Ebu Hureyre(r.a)'den rivayet olunan bir Hadis-i Şerifte Peygamber Efendimiz(s.a.v):
"İnsanoğlu öldüğü zaman bütün amellerinin sevabı da sona erer. Şu üç şey bundan müstesnadır: Sadaka-i cariye¸ faydalanılan ilim¸ kendisine dua eden hayırlı evlat." Buyurmaktadır.
Allah rızası için yaptırılan çeşme¸ cami¸ köprü, içinde kitabımız Kur’an-ı Kerimin okutulduğu, dimimizin öğretildiği mekanlar yani her türlü hayır müesseseleri sadaka-i câriye olarak açıklanmaktadır.
Bir kişinin öğrendiği faydalı ilmi başkalarına öğretmesi en büyük sevaplardan birisidir.
Mesela, insanlara Kitabımız Kur’an-Kerim-i, dinimiz İslam’ı öğretmek, kitap gibi çeşitli araçlarla bilgisini insanların faydasına sunması ve insanların faydalanması amel defterinin kapanmamasına ve sevabının devamlı olmasına vesile olur.
Peygamber Efendimiz(s.a.v):
“Sizin en hayırlılarınız, Kur’an’ı öğrenen ve öğretenlerinizdir.” (Buhârî, Ebû Dâvud, Tirmizî, İbni Mâce,) Buyurmaktadır.
Faydalı ilimler sevap kazandırırken zararlı bilgilerde günah kazandırır.
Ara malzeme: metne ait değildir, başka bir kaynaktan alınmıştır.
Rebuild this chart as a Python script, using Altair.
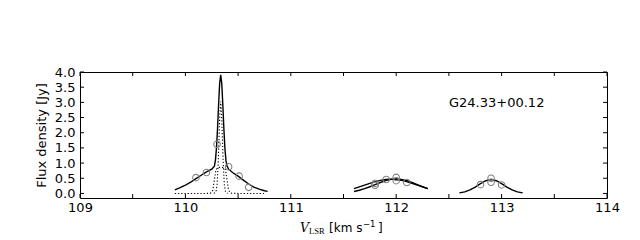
import altair as alt
import pandas as pd

# ---- data ----
# peak 1: total fit (solid)
p1_v = [109.90, 109.95, 110.00, 110.05, 110.10, 110.15, 110.20, 110.25, 110.275, 110.285,
        110.295, 110.305, 110.315, 110.325, 110.335, 110.345, 110.355, 110.365, 110.375,
        110.385, 110.395, 110.41, 110.45, 110.50, 110.55, 110.60, 110.65, 110.70, 110.75, 110.78]
p1_f = [0.12, 0.19, 0.27, 0.37, 0.49, 0.60, 0.71, 0.80, 0.90, 1.10,
        1.50, 2.14, 2.93, 3.62, 3.91, 3.62, 2.92, 2.13, 1.48,
        1.08, 0.90, 0.80, 0.68, 0.57, 0.44, 0.31, 0.21, 0.14, 0.09, 0.07]
# peak 1: components (dotted)
c1a_v = [109.90, 110.00, 110.10, 110.20, 110.24, 110.26, 110.275, 110.29, 110.31, 110.335,
         110.36, 110.38, 110.395, 110.41, 110.43, 110.50, 110.60, 110.70, 110.75]
c1a_f = [0.0, 0.0, 0.0, 0.0, 0.01, 0.10, 0.45, 0.78, 0.85, 0.86,
         0.85, 0.78, 0.45, 0.10, 0.01, 0.0, 0.0, 0.0, 0.0]
c1b_v = [110.27, 110.29, 110.30, 110.31, 110.32, 110.325, 110.335, 110.345, 110.35, 110.36,
         110.37, 110.38, 110.40]
c1b_f = [0.0, 0.06, 0.27, 0.89, 1.93, 2.47, 3.03, 2.47, 1.93, 0.89, 0.27, 0.06, 0.0]
# peak 2: two fits (solid)
p2_v = [111.60, 111.65, 111.70, 111.75, 111.80, 111.85, 111.90, 111.95, 112.00, 112.05,
        112.10, 112.15, 112.20, 112.25, 112.30]
p2a_f = [0.16, 0.215, 0.273, 0.332, 0.387, 0.431, 0.46, 0.47, 0.46, 0.431,
         0.387, 0.332, 0.273, 0.215, 0.16]
p2b_f = [0.065, 0.104, 0.156, 0.22, 0.29, 0.36, 0.42, 0.465, 0.48, 0.465,
         0.42, 0.36, 0.29, 0.22, 0.156]
# peak 3 (solid)
p3_v = [112.60, 112.65, 112.70, 112.75, 112.80, 112.85, 112.90, 112.95, 113.00, 113.05,
        113.10, 113.15, 113.20]
p3_f = [0.02, 0.052, 0.115, 0.21, 0.325, 0.42, 0.46, 0.42, 0.325, 0.21, 0.115, 0.052, 0.02]
# observed points (circles)
obs_v = [110.10, 110.20, 110.30, 110.41, 110.51, 110.60,
         111.80, 111.80, 111.905, 112.00, 112.00, 112.10,
         112.80, 112.90, 112.90, 113.00]
obs_f = [0.52, 0.69, 1.62, 0.88, 0.57, 0.20,
         0.33, 0.27, 0.46, 0.53, 0.42, 0.36,
         0.29, 0.50, 0.37, 0.28]

x_labels = [109, 110, 111, 112, 113, 114]
x_ticks = [109, 109.5, 110, 110.5, 111, 111.5, 112, 112.5, 113, 113.5, 114]
y_ticks = [0.0, 0.5, 1.0, 1.5, 2.0, 2.5, 3.0, 3.5, 4.0]
source_label = "G24.33+00.12"
y_title = "Flux density [Jy]"

W, H = 527, 126


def series(name, v, f):
    return pd.DataFrame({"v": v, "f": f, "s": name})


solid = pd.concat([series("p1", p1_v, p1_f), series("p2a", p2_v, p2a_f),
                   series("p2b", p2_v, p2b_f), series("p3", p3_v, p3_f)])
dotted = pd.concat([series("c1a", c1a_v, c1a_f), series("c1b", c1b_v, c1b_f)])
obs = pd.DataFrame({"v": obs_v, "f": obs_f})
xt = pd.DataFrame({"v": x_ticks})
yt = pd.DataFrame({"f": y_ticks})

xsc = alt.Scale(domain=[109, 114], nice=False, zero=False)
ysc = alt.Scale(domain=[-0.15, 4.0], nice=False, zero=False)

FONT = "DejaVu Sans"

x_axis = alt.Axis(
    values=x_labels, format="d", title=None, ticks=False, tickSize=0, domain=False,
    grid=False, labelFontSize=13, labelPadding=3, labelFlush=False, labelOverlap=False,
    labelColor="black", labelFont=FONT)
y_axis = alt.Axis(
    values=y_ticks, format=".1f", title=y_title, ticks=False, tickSize=0, domain=False,
    grid=False, labelFontSize=13, labelPadding=5, labelOverlap=False, labelColor="black",
    labelFont=FONT, titleFont=FONT, titleFontSize=13, titleFontWeight="normal",
    titleColor="black", titlePadding=6)

X = alt.X("v:Q", scale=xsc, axis=x_axis)
Y = alt.Y("f:Q", scale=ysc, axis=y_axis)

solid_layer = alt.Chart(solid).mark_line(color="black", strokeWidth=1.4).encode(
    x=X, y=Y, detail="s:N")

dotted_layer = alt.Chart(dotted).mark_line(
    color="black", strokeWidth=1.1, strokeDash=[1.2, 2]).encode(x=X, y=Y, detail="s:N")

obs_layer = alt.Chart(obs).mark_point(shape="circle", filled=False, color="#808080",
                                      size=42, strokeWidth=1.1, opacity=1).encode(x=X, y=Y)

tick_kw = dict(color="black", strokeWidth=1)
ytick_l = alt.Chart(yt).mark_rule(**tick_kw).encode(y=Y, x=alt.value(0), x2=alt.value(4))
ytick_r = alt.Chart(yt).mark_rule(**tick_kw).encode(y=Y, x=alt.value(W - 4), x2=alt.value(W))
xtick_b = alt.Chart(xt).mark_rule(**tick_kw).encode(x=X, y=alt.value(H - 4), y2=alt.value(H))
xtick_t = alt.Chart(xt).mark_rule(**tick_kw).encode(x=X, y=alt.value(0), y2=alt.value(4))


def text_piece(txt, px, py, size, font=FONT, style="normal"):
    return alt.Chart(pd.DataFrame({"t": [txt]})).mark_text(
        align="left", baseline="alphabetic", font=font, fontSize=size, fontStyle=style,
        color="black").encode(x=alt.value(px), y=alt.value(py), text="t:N")


labels = [
    text_piece(source_label, 369, 34.7, 13),
    text_piece("V", 220, 160, 12.5, font="DejaVu Serif", style="italic"),
    text_piece("LSR", 229, 161.7, 8.5, font="Liberation Serif"),
    text_piece("[km s", 249, 160, 12),
    text_piece("\u22121", 283, 154.7, 8.5),
    text_piece("]", 298, 160, 12),
]

chart = alt.layer(
    solid_layer, dotted_layer, obs_layer, ytick_l, ytick_r, xtick_b, xtick_t, *labels
).properties(
    width=W, height=H,
    autosize=alt.AutoSizeParams(type="none"),
    padding={"left": 72, "top": 64, "right": 25, "bottom": 40},
).configure_view(stroke="black", strokeWidth=1)

chart.save("out.html", embed_options={"renderer": "svg", "actions": False})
Bunlardan öyle çok ki, insanları saptırmak için bütün basın yayın organlarını kullanıyor, kitap yazıyor ve türlü aracı kullanıyorlar.
Yetiştirdikleri saptırıcılar, kişileri saptırdıkça, çekmiş oldukları videoları yayınlandıkça, kitapları okundukça saptırdıkları bütün insanların günahları onların amel defterine misliyle yazılacaktır.
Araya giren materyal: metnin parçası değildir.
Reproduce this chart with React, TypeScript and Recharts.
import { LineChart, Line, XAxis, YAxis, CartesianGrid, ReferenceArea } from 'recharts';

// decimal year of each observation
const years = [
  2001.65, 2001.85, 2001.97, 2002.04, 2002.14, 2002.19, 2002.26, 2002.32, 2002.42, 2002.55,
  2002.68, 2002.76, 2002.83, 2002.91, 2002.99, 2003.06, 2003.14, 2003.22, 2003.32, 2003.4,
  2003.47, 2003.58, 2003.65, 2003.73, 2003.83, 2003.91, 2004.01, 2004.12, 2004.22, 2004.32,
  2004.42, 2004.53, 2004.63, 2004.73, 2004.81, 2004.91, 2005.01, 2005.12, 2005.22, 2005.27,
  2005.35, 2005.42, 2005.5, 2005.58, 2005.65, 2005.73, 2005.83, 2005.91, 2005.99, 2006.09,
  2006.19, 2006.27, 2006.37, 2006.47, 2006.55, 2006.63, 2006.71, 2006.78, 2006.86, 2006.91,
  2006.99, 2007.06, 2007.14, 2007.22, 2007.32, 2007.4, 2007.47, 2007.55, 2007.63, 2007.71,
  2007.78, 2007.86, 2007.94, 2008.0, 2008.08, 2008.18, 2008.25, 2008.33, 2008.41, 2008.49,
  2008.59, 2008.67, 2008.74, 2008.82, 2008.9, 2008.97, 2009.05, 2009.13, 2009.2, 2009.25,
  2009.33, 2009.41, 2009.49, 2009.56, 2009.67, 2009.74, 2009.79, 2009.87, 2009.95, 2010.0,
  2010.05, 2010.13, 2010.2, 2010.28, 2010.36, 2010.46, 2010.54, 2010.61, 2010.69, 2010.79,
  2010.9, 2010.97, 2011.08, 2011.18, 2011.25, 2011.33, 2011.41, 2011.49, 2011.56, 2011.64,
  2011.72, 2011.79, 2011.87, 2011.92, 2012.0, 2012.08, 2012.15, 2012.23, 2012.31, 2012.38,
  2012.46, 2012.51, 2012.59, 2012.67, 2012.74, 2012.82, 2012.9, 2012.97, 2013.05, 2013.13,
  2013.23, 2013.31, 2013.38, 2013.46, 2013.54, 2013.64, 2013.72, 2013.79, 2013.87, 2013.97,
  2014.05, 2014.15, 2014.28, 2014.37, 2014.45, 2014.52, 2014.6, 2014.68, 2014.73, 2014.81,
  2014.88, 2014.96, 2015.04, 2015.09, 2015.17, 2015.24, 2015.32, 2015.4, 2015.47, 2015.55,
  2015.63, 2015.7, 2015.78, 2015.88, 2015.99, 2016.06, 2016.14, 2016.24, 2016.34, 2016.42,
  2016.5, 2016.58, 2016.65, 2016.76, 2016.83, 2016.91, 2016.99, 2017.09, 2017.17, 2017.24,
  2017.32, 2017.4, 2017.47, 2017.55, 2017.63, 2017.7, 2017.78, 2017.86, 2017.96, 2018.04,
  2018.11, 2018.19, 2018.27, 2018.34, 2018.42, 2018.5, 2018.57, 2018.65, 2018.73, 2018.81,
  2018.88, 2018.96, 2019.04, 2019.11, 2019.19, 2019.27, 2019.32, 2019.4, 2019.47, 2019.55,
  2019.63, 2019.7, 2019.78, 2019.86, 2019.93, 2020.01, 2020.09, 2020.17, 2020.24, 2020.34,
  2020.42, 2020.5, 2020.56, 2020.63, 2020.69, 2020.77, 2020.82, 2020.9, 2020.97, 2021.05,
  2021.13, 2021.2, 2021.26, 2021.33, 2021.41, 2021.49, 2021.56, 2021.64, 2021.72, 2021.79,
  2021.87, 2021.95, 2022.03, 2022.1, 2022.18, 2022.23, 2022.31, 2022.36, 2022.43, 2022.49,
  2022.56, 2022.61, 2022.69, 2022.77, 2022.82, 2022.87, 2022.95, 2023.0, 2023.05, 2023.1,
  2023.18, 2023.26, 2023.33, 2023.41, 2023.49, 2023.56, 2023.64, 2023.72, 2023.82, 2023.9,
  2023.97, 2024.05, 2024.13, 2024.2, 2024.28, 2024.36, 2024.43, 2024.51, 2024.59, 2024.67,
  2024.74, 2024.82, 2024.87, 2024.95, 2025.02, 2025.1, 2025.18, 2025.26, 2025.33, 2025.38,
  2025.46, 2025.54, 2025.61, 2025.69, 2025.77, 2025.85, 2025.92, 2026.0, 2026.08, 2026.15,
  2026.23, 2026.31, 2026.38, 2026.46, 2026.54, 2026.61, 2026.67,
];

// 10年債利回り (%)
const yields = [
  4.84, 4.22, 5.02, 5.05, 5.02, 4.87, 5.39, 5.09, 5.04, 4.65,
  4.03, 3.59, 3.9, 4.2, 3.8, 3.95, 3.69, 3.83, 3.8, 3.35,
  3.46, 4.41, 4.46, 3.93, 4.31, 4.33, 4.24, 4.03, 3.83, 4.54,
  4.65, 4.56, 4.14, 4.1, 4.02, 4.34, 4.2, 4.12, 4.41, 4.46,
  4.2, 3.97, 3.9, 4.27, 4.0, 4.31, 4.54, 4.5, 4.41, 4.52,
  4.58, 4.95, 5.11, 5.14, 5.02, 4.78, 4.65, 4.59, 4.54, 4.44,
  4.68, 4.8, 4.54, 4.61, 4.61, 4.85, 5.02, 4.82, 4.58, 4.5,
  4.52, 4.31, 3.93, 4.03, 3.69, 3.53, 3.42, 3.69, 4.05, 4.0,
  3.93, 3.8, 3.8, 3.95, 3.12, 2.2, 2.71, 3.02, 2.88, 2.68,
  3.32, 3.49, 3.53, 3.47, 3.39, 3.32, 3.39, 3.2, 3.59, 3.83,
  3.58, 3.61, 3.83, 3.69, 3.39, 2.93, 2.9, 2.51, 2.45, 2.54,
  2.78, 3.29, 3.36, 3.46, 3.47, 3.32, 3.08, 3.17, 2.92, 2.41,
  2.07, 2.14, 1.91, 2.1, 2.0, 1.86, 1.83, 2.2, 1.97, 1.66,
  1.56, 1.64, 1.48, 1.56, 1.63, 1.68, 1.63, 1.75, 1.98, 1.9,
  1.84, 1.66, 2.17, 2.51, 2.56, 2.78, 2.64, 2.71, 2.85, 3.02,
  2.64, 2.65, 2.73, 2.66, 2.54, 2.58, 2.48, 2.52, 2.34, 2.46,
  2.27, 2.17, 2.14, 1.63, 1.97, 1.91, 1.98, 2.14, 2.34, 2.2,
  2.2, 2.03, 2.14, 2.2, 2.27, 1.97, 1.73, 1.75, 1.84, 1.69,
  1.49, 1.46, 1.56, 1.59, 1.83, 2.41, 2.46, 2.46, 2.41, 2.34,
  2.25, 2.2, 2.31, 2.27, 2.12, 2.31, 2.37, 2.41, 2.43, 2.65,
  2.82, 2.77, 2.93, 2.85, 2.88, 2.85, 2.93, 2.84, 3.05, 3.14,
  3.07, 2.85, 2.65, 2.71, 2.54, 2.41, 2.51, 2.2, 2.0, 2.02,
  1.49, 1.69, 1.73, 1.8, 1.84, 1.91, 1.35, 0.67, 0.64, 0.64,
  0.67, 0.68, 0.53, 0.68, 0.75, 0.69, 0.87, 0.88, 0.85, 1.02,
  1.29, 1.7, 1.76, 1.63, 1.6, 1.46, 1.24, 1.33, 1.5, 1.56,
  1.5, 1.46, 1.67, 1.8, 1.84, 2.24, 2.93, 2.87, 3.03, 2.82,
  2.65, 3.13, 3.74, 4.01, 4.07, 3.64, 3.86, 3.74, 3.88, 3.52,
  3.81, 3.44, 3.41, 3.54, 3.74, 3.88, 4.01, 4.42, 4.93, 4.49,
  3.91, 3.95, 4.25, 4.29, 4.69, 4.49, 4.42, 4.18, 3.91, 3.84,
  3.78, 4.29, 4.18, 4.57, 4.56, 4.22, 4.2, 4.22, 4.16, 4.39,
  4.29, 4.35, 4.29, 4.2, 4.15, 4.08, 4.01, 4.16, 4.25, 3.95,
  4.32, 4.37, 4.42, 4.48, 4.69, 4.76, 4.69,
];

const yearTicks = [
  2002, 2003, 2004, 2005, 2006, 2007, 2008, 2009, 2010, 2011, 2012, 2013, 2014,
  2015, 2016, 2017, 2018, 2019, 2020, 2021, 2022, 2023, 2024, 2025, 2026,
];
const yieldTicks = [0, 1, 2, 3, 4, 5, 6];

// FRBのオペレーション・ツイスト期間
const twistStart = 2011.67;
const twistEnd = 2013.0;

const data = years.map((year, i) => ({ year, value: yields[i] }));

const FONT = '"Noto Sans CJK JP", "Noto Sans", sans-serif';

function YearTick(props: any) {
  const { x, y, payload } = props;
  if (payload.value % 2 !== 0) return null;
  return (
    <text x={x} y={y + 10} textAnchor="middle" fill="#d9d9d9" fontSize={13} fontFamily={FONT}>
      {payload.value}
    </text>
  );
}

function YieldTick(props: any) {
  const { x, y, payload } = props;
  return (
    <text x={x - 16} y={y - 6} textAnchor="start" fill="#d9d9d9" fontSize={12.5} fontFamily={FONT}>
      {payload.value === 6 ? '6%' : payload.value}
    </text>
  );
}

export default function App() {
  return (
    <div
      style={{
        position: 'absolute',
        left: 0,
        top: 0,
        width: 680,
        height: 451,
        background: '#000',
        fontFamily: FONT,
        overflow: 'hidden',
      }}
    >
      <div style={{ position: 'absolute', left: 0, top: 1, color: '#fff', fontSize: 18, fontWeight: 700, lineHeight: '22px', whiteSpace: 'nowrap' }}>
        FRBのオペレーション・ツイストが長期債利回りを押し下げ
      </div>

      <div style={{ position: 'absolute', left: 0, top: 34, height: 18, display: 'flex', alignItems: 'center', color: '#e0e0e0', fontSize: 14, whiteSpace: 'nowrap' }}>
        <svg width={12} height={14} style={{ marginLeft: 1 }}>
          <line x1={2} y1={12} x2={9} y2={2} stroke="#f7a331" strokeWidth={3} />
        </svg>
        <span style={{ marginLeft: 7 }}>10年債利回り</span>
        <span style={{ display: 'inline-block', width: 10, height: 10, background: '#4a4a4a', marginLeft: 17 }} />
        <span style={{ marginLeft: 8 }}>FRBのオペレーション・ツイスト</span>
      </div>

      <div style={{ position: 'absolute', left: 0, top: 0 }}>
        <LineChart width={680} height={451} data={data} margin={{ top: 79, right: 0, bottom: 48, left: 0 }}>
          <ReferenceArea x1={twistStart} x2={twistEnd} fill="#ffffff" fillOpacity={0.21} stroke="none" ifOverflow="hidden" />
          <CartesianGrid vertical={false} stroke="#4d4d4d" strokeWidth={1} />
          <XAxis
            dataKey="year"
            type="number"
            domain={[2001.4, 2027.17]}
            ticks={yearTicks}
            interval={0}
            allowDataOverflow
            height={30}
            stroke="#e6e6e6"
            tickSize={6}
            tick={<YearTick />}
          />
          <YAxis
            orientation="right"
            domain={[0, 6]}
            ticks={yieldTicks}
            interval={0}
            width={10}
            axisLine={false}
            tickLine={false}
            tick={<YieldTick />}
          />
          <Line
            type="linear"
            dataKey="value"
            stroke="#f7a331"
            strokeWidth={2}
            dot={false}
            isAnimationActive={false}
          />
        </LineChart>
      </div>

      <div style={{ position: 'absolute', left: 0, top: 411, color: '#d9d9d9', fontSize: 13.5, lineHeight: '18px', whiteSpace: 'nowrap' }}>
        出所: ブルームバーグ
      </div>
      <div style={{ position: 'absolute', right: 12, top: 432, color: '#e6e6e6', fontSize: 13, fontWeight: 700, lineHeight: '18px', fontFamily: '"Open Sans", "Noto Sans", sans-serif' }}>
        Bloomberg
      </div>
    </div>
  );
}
“İyi işe vesile olan, hayatında ve öldükten sonra da o işi yapanlar kadar sevap kazanır. Kötü işe ön ayak olana da, bu iş terk edilinceye kadar, bunun günahı yazılır.” (Taberani)
Bir de salih evlat var; onunla ilgili sonraki yazılarımda Allah(cc) izin verirse yer vereceğim; çünkü, günümüzde hayırlı evlat yetiştirmek öyle zor ki, bu sebeple üzerinde durmak gerektiğine inanıyorum.
Şimdi dönelim konumuza:
Mehmet Ali Hoca binlerce öğrenciye kitabımız Kur’an-ı Kerimi, dinimizi öğretti. Böyle hayırlı bir ameli vesile olduğu için yetiştirdikleri ve yetiştirdiklerinin bütün sevabı Allah(cc)’ın izniyle amel defterine sevap olarak yazılacaktır.
Ferdi Tayfur’un dinlenen şarkıları insanları günah işlemeye vesile olduğu sürece amel defterine günah olarak yazılacaktır.
Anlayan mesajımı anlayacağı için çok fazla yazıyı uzatmaya gerek yok ama şunu da sormadan geçemeyeceğim:
Her gece kalkıp teheccüd namazını kılan, Kur’an-ı Kerimi okuyup sabah namazı kılmak için camiye giden ve camiye gitmek üzere iken ruhunu Rabb’ine teslim eden Mehmet Ali Hocanın yerinde mi yoksa ülkemizin en önemli ses sanatçılarından biri olan Ferdi Tayfur’un yerinde mi olmak istersiniz?
Şunu da belirteyim:
Kimin Müslüman olarak bu dünyadan göçtüğünü Allah(cc)’tan başka kimse bilemez. Değerlendirmelerimizi İslami çerçeve içerisinde gördüğümüze göre yapıyoruz. Adı geçen iki kişi bir örneklik teşkil etse de asıl olan genel ilkelerdir. Kaldı ki. Ferdi TAYFUR ile ilgili Müslüman veya değil gibi bir yargıda bulunmuyorum, bulunamam; çünkü, açıktan bir inkarcılığını görmedim.